Estimating Elo Ratings from Evaluation Graph Area (Chess Analysis)

Sort:
AyushiKrishnan

Hey everyone 👋

I’ve been working on an idea to estimate the Elo strength of chess players based on the surface area under their evaluation graph, like the ones you see on Lichess or from Stockfish analysis. This isn’t a replacement for actual Elo systems, but a heuristic approximation based on engine evals over the course of a game.

 
🎯 The Problem
Can we use the centipawn advantage graph (evaluation vs. move number) to estimate:

How well each player performed overall
An approximate Elo difference
Possibly even their actual ratings (if we assume a base level)
 
📈 The Concept
The idea is simple:

Each half-move (ply) has a centipawn evaluation (positive = White better, negative = Black better).
By calculating the "area under the graph" for each side — that is, summing up the moments when each player is in a favorable position — we can estimate who dominated the game and by how much.
 
🧮 The Algorithm
python
CopyEdit
def calculate_elo_from_eval_graph(white_eval, black_eval, base_elo=1500):
    # Step 1: Sum of positive evals for each side
    white_area = sum(max(0, eval) for eval in white_eval)
    black_area = sum(max(0, -eval) for eval in black_eval)

    # Step 2: Normalize over move count
    total_moves = len(white_eval)
    white_avg = white_area / total_moves
    black_avg = black_area / total_moves

    # Step 3: Eval difference
    delta = white_avg - black_avg  # in centipawns

    # Step 4: Convert to Elo diff
    # 100 cp ≈ 200 Elo, so 1 cp ≈ 2 Elo (rough approximation)
    elo_diff = delta * 2

    # Step 5: Apply to base Elo
    white_elo = base_elo + elo_diff / 2
    black_elo = base_elo - elo_diff / 2

    return round(white_elo), round(black_elo)

 
✅ Example
python
CopyEdit
white_eval = [50, 60, 80, 100, 120, 150, 180, 200, 220, 250]
black_eval = [0, -10, -20, -30, -40, -60, -80, -90, -100, -110]
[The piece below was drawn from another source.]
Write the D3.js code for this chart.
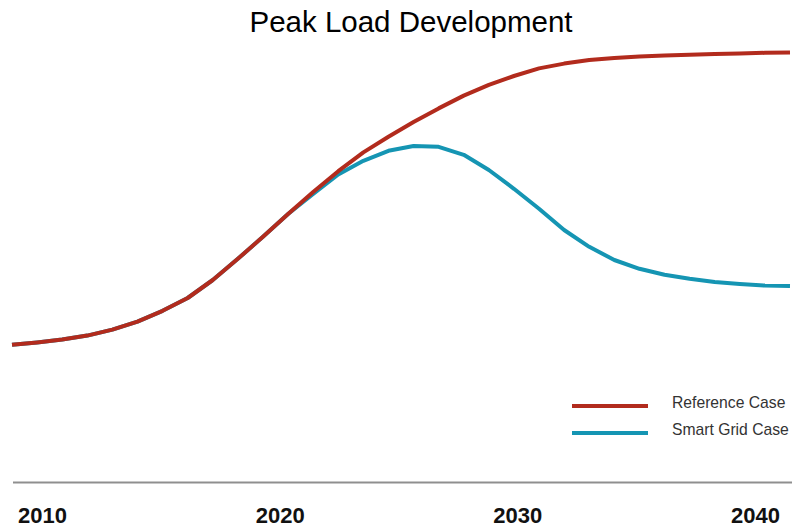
<!DOCTYPE html>
<html>
<head>
<meta charset="utf-8">
<script src="https://cdn.jsdelivr.net/npm/d3@7"></script>
<style>
    html, body { margin: 0; padding: 0; background: #fff; }
    text { font-family: "Liberation Sans", Arial, Helvetica, sans-serif; }
</style>
</head>
<body>
<div class="chart-container"></div>
<script>
// yearly points, values (index units)
var years = [2009, 2010, 2011, 2012, 2013, 2014, 2015, 2016, 2017, 2018, 2019,
    2020, 2021, 2022, 2023, 2024, 2025, 2026, 2027, 2028, 2029,
    2030, 2031, 2032, 2033, 2034, 2035, 2036, 2037, 2038, 2039, 2040];

var referenceCase = [34.3, 34.9, 35.6, 36.6, 38.1, 40.1, 42.8, 46.0, 50.5, 55.8, 61.3,
    67.0, 72.5, 77.7, 82.4, 86.3, 90.0, 93.4, 96.6, 99.3, 101.5,
    103.4, 104.6, 105.5, 106.0, 106.4, 106.6, 106.8, 107.0, 107.1, 107.3, 107.4];

var smartGridCase = [34.3, 34.9, 35.6, 36.6, 38.1, 40.1, 42.8, 46.0, 50.5, 55.8, 61.3,
    67.0, 72.0, 76.9, 80.3, 82.8, 84.0, 83.8, 81.8, 78.0, 73.3,
    68.3, 63.0, 58.8, 55.5, 53.3, 51.8, 50.8, 50.0, 49.5, 49.1, 49.0];

var axisYears = [2010, 2020, 2030, 2040];
var seriesNames = ["Reference Case", "Smart Grid Case"];
var seriesColors = ["#b22b1d", "#1595b3"];

function drawChart(){
    var width = 792;
    var height = 528;

    var svg = d3.select(".chart-container")
        .append("svg")
        .attr("width", width)
        .attr("height", height)
        .attr("viewBox", "0 0 " + width + " " + height);

    svg.append("rect")
        .attr("width", width)
        .attr("height", height)
        .attr("fill", "#fff");

    var x = d3.scaleLinear()
        .domain([2009, 2040])
        .range([12, 790]);

    // the year labels sit a little apart from the data points in the original slide
    var xLabels = d3.scaleLinear()
        .domain([2010, 2040])
        .range([42, 755]);

    var y = d3.scaleLinear()
        .domain([0, 110])
        .range([482, 42]);

    svg.append("text")
        .attr("x", 411)
        .attr("y", 32)
        .attr("text-anchor", "middle")
        .style("font-size", "29.5px")
        .style("fill", "#000")
        .text("Peak Load Development");

    // baseline
    svg.append("line")
        .attr("x1", 13)
        .attr("x2", width)
        .attr("y1", 482.5)
        .attr("y2", 482.5)
        .style("stroke", "#8f8f8f")
        .style("stroke-width", 2);

    var xAxis = d3.axisBottom(xLabels)
        .tickValues(axisYears)
        .tickFormat(d3.format("d"))
        .tickSize(0)
        .tickPadding(0);

    var axisG = svg.append("g")
        .attr("transform", "translate(0,483)")
        .call(xAxis);
    axisG.select(".domain").remove();
    axisG.selectAll("text")
        .attr("dy", null)
        .attr("y", 40)
        .style("font-family", "'Liberation Sans', Arial, sans-serif")
        .style("font-size", "22px")
        .style("font-weight", "bold")
        .style("fill", "#111");

    var line = d3.line()
        .x(function(d, i) { return x(years[i]); })
        .y(function(d) { return y(d); })
        .curve(d3.curveLinear);

    var allSeries = [referenceCase, smartGridCase];

    // draw smart grid first so the reference line stays on top where they overlap
    svg.selectAll(".series")
        .data([1, 0])
        .enter().append("path")
        .attr("class", "series")
        .attr("d", function(k) { return line(allSeries[k]); })
        .style("fill", "none")
        .style("stroke", function(k) { return seriesColors[k]; })
        .style("stroke-width", 4)
        .style("stroke-linejoin", "round")
        .style("stroke-linecap", "butt");

    var legend = svg.append("g")
        .attr("class", "legend")
        .selectAll("g")
        .data(seriesNames)
        .enter().append("g")
        .attr("transform", function(d, i) { return "translate(572," + (406 + i * 27) + ")"; });

    legend.append("line")
        .attr("x1", 0)
        .attr("x2", 76)
        .style("stroke", function(d, i) { return seriesColors[i]; })
        .style("stroke-width", 4);

    legend.append("text")
        .attr("x", 100)
        .attr("y", 2)
        .style("font-size", "15.7px")
        .style("fill", "#333")
        .text(function(d) { return d; });
}

drawChart();
</script>
</body>
</html>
white_elo, black_elo = calculate_elo_from_eval_graph(white_eval, black_eval)
# Might output: (1650, 1350)

 
📌 Assumptions & Notes
This method assumes reasonably accurate engine evaluations (like from Stockfish 12+).
A consistent positional advantage throughout the game is treated as higher strength.
It doesn't account for tactical accuracy (missed mates, tactics) unless reflected in the evals.
You can get eval data from PGNs using tools like python-chess + Stockfish.
 
🔧 Possible Improvements
Smoothen evals with moving average or integration techniques (e.g. Simpson’s Rule).
Factor in blunder count or volatility.
Use machine learning regression if you have a dataset of real Elo and corresponding graphs.
 
Would love to hear what the community thinks!
Does this seem like a valid approach for approximating strength, especially for post-game analysis or anonymous players?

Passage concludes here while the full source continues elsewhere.